I was dropped off around 9am again and made to sit down and play with the so-called toys. I’m not sure if they’re bugged or a test to determine my mental state but I absolutely refuse to take part. Once in a while I break and climb on the “toys” but only in order to decipher their meaning and find hidden microphones. I haven’t found anything yet but I know they’re in there. After having yet another day of rest to better prepare my stomach, I happily continued my hunger strike and refused to touch the lunch they so carefully prepared. I can feel a tooth erupting through the top gum which makes restraining myself easier to bear.
It is 7:15pm now as I transcribe this entry using crayons stolen from one the older kids. I find myself conflicted regarding next steps. Upon being withdrawn from my hellish prison mid-afternoon, I overheard my driver/cook/maid who I normally refer to as “mother” tell one of the guards that she has accepted a full-time job being her awesome, talented, beautiful self (ahem). Will this become my harsh reality? Am I destined to spend day after day behind these fun-filled walls where people suspiciously do nothing but try to meet my every need? My soul is in crisis and I am afraid the hunger pangs will move past my stomach and into my heart. I am filled with blackness and have been abandoned by those who truly love me. I know not what the future holds and will not sleep well tonight, or any night. Nobody will.

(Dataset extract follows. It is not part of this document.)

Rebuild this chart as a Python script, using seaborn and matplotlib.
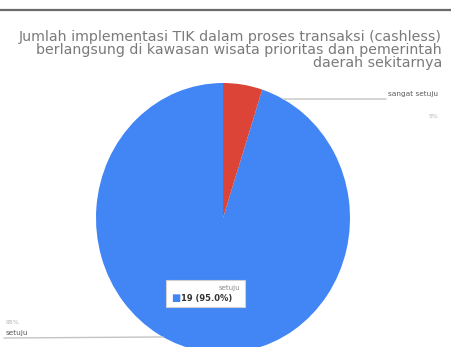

oooo, poor Luna bug – she is strong willed, but she WILL get used to it and better yet, she will love it….eventually….hang in there chauffeur/assistant/nappy changer and hang in there little luna bug xoxoxo
That is one of my favourite articles yet! Well done.
Hilarious! I was addicted to those video cameras, convinced that my child was miserable without me. Soooo not true. In fact I suspect the initial tears were a ploy to get more attention and toys.